食品表示基準は、食品の名称、アレルゲン、保存の方法、消費期限、原材料、添加物、栄養成分の量及び熱量、原産地など、事業者が表示すべき事項を定めるものです。
表示を一元化した新食品表示法が昨年6月に成立したことから、新しい基準の策定が進められていました。
明らかになった内容をみると、まず、冷凍食品への農薬混入事件で問題になった「製造所固有記号」制度を存続させています(第3条)。製造所を記号で表示する同制度は、問題のアクリフーズ群馬工場製と消費者が分からず、農薬が混入したとみられる商品の回収が進まない要因となりました。しかも「2カ所以上で製造する企業」にのみ同制度を認めることは、大企業と零細事業者の格差を広げることになります。
今回、義務化された「栄養成分」では、部会でも議論になった「トランス脂肪酸」(マーガリンや菓子類に含まれる)が「任意表示」にもされていないことが明らかになりました。
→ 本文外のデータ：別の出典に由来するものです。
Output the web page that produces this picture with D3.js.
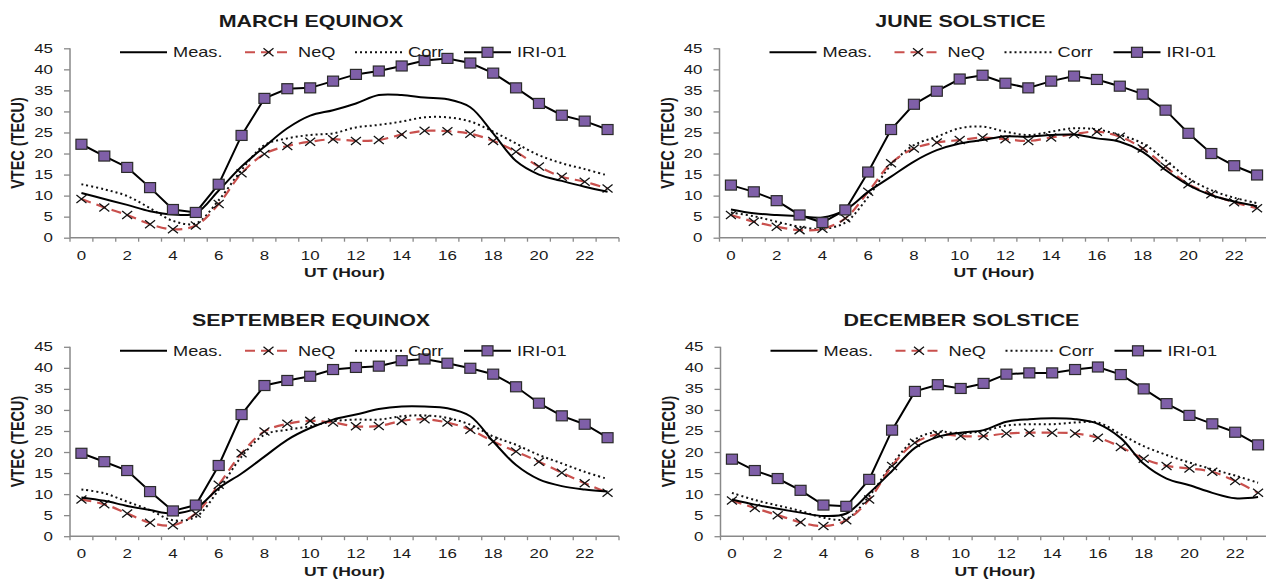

「トランス脂肪酸」の表示は心臓疾患などへの対策として、米国やカナダ、韓国などでは義務化され、欧州や国際機関でも義務化が検討されています。
「アレルゲン」については、表示を省略できる場合が、これまでの「抗原性が認められない」から「科学的知見に基づき抗原性が低い」に変更されています。「ない」から「低い」と事実上、基準を緩める形です。
これまで消費者団体は「食品表示を考える市民ネットワーク」を結成し、食品の“成り立ちを正しく示す表示を”と求めてきました。今回、明らかになった食品表示基準(案)は、総じて事業者側の従来の主張を取り入れたものになっています。
国民の意見を踏まえた根本的な改良が望まれます。消費者委員会食品表示部会での公正・公平な審議が注目されます。